I like well used Pilots. Picked up a 2012 with 133,000 miles this year to replace my 2003 that had 267,000 miles. They make good tow vehicles.

Biggest issue with the 2012 is the Variable Cylinder Management system. Do the Elements have that too? Drove me crazy switching between 6 cylinders down to as few as 3. I found a company selling a VCM defeat module and I am much happier.
 
Good work Karl!

I like well used Pilots. Picked up a 2012 with 133,000 miles this year to replace my 2003 that had 267,000 miles. They make good tow vehicles.

Biggest issue with the 2012 is the Variable Cylinder Management system. Do the Elements have that too? Drove me crazy switching between 6 cylinders down to as few as 3. I found a company selling a VCM defeat module and I am much happier.
No just a low output K24 which is adequate. Honda’s from those years were massively overbuilt mechanically (aside front the 6 cylinder automatics :) ) All the folks I know who have Pilots love them.

They are good little cars, the mechanicals are good for 300k plus.
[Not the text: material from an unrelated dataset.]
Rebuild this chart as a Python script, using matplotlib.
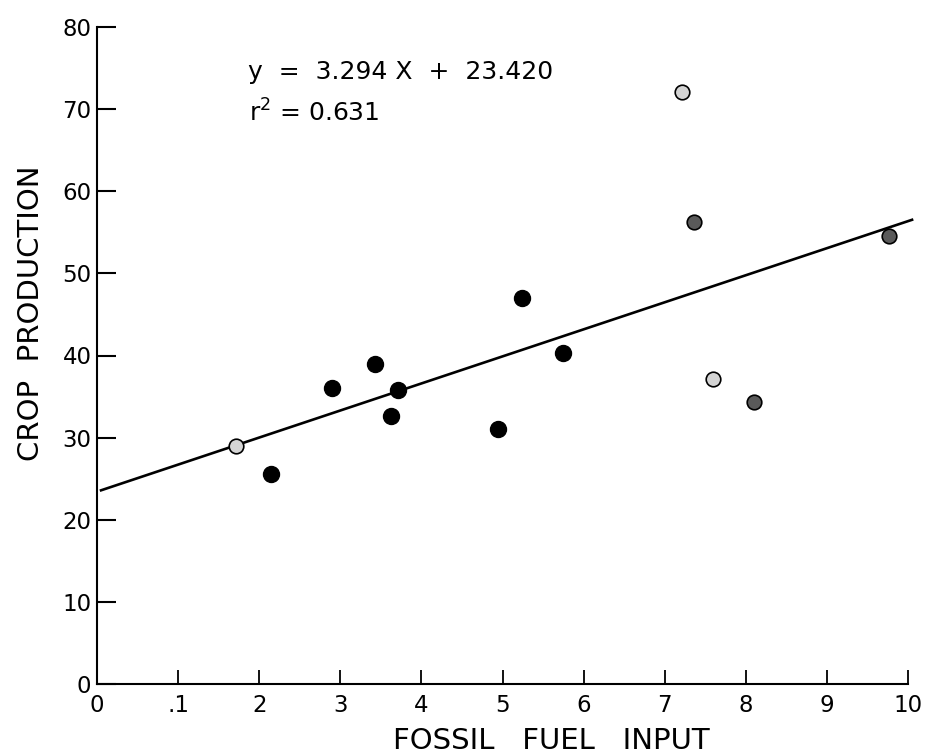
import matplotlib
matplotlib.use("Agg")
import matplotlib.pyplot as plt
import numpy as np

# Data
solid_x = [2.14, 2.90, 3.43, 3.62, 3.71, 4.94, 5.24, 5.74]
solid_y = [25.6, 36.0, 39.0, 32.6, 35.8, 31.0, 47.0, 40.3]
light_x = [1.72, 7.21, 7.59]
light_y = [29.0, 72.1, 37.1]
dark_x = [7.36, 8.10, 9.77]
dark_y = [56.2, 34.3, 54.5]

slope = 3.294
intercept = 23.420
fit_range = [0.05, 10.05]

x_ticks = [0, 1, 2, 3, 4, 5, 6, 7, 8, 9, 10]
x_tick_labels = ["0", ".1", "2", "3", "4", "5", "6", "7", "8", "9", "10"]
y_ticks = [0, 10, 20, 30, 40, 50, 60, 70, 80]

plt.rcParams['font.family'] = ['DejaVu Sans']

fig = plt.figure(figsize=(9.29, 7.55), dpi=100)
ax = fig.add_axes([97/929, 71/755, 811/929, 657/755])
ax.set_xlim(0, 10)
ax.set_ylim(0, 80)

fx = np.array(fit_range)
ax.plot(fx, slope * fx + intercept, color='black', lw=1.9, zorder=2, clip_on=False)

ax.plot(solid_x, solid_y, 'o', color='black', ms=11.5, zorder=3)
ax.plot(light_x, light_y, 'o', mfc='#d4d4d4', mec='black', mew=1.2, ms=10.5, zorder=3)
ax.plot(dark_x, dark_y, 'o', mfc='#5a5a5a', mec='black', mew=1.2, ms=10.5, zorder=3)

for s in ['top', 'right']:
    ax.spines[s].set_visible(False)
for s in ['left', 'bottom']:
    ax.spines[s].set_linewidth(1.5)

ax.set_xticks(x_ticks)
ax.set_xticklabels(x_tick_labels)
ax.set_yticks(y_ticks)
ax.tick_params(axis='y', direction='in', length=14, width=1.5, pad=4, labelsize=16.5)
ax.tick_params(axis='x', direction='in', length=10, width=1.3, pad=7, labelsize=16.5)

ax.set_xlabel("FOSSIL   FUEL   INPUT", fontsize=21)
ax.xaxis.set_label_coords(0.56, -0.066)
ax.set_ylabel("CROP  PRODUCTION", fontsize=21)
ax.yaxis.set_label_coords(-0.0645, 0.565)

ax.text(0.186, 0.931, "y  =  3.294 X  +  23.420", transform=ax.transAxes,
        fontsize=18, va='center', ha='left')
ax.text(0.188, 0.869, "r$^2$ = 0.631", transform=ax.transAxes,
        fontsize=18, va='center', ha='left')

fig.savefig("out.png", dpi=100)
Three things kill Elements: lack of maintenance, accidents as the value is now so low that insurance companies immediately total them and now rust as there are some weak points in the understructure that once it fails the car is a total loss. The worst and most critical is the front mount for the rear lower A arm which once it reaches a certain point tears out the bracket and the rear suspension

So just like Fiats, it is all about the body’s condition, unfortunately normally little of the degradation shows on the upper side side of the cars\ due to how much of the body one sees is a plastic covering. Underneath can be an entirely different story.
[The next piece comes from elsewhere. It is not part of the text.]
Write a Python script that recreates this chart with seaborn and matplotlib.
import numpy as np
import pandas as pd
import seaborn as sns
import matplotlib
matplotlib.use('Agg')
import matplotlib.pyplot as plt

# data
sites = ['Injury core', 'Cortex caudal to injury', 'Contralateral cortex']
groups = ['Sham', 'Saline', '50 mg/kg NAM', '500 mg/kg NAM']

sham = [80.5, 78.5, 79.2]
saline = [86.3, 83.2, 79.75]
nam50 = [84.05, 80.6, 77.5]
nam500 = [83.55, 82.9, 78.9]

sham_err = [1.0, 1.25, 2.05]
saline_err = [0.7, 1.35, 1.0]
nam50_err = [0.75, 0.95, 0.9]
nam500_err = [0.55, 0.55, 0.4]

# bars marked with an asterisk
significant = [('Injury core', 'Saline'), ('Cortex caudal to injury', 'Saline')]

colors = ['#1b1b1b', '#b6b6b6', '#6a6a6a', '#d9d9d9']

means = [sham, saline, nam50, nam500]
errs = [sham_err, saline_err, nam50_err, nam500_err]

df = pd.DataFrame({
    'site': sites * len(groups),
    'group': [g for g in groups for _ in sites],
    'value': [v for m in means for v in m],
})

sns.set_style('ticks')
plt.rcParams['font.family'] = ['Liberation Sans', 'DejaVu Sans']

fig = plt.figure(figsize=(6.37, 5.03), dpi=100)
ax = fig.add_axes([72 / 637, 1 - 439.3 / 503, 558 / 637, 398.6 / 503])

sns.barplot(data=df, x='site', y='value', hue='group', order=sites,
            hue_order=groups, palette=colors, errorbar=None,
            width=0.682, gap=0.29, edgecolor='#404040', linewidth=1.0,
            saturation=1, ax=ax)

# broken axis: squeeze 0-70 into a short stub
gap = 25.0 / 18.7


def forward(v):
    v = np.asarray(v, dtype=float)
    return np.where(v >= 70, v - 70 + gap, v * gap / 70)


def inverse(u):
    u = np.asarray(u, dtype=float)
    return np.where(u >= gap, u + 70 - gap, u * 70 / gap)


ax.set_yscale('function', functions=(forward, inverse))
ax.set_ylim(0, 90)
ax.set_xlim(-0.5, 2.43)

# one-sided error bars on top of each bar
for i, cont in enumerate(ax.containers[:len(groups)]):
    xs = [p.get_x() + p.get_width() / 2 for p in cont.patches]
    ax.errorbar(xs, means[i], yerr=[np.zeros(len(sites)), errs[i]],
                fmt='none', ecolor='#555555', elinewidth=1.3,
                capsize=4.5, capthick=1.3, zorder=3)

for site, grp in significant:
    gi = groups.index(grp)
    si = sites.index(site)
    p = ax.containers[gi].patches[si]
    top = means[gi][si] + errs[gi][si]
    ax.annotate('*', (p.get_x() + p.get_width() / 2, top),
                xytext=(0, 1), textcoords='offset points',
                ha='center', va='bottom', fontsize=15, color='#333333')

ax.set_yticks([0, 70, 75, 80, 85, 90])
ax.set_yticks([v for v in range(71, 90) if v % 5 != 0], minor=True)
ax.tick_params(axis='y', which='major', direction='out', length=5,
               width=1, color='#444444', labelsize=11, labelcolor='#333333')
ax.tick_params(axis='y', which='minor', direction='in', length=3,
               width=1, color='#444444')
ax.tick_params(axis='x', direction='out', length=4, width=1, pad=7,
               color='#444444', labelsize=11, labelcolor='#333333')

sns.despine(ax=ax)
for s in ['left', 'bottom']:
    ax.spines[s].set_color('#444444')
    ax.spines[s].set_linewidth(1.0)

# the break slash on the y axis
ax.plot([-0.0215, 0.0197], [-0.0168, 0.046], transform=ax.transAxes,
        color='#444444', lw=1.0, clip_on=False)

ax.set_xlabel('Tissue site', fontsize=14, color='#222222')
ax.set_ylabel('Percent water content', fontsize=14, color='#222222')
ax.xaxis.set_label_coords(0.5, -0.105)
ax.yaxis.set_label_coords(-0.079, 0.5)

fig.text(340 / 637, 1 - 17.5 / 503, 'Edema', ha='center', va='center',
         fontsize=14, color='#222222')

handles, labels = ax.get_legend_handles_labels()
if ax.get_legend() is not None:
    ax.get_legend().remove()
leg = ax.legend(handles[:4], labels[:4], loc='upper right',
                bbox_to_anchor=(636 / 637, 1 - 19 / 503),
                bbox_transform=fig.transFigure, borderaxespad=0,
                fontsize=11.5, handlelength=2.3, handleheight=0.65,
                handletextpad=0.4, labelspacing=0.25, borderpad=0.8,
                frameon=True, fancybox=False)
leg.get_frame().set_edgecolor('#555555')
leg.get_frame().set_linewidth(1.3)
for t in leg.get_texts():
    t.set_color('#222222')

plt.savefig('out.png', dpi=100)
Just a good box, easy to see out of, large vertical volume and maneuverable in daily use. The biggest negative is fuel economy (the lack of economy as pushing a square box through the air is not efficient), being only a 4 seater and the actual load weight capicity is surprisingly low. Two of those don’t really affect me.

Anyway really stoked about getting the electricals resolved.
 
My daughter bought one new years ago as her personal car and wedding cake delivery vehicle (she is a wedding cake baker). I liked to borrow it to haul large Fiat parts. I found it comfortable enough but no real "fun" to drive. The engine was powerful enough but noisy. She had little in the way of trouble with it except it got in a few fender benders. I thought the rear seat storage method was tedious and not well thought out and she hated the rear side door arrangement a pain for loading her kids in the back seat....the reason she sold it eventually.

My brother up in Maine bought a beater Element and said, much like VW buses, there is a rabid following for them. He seems to be constantly repairing his but he still loves it.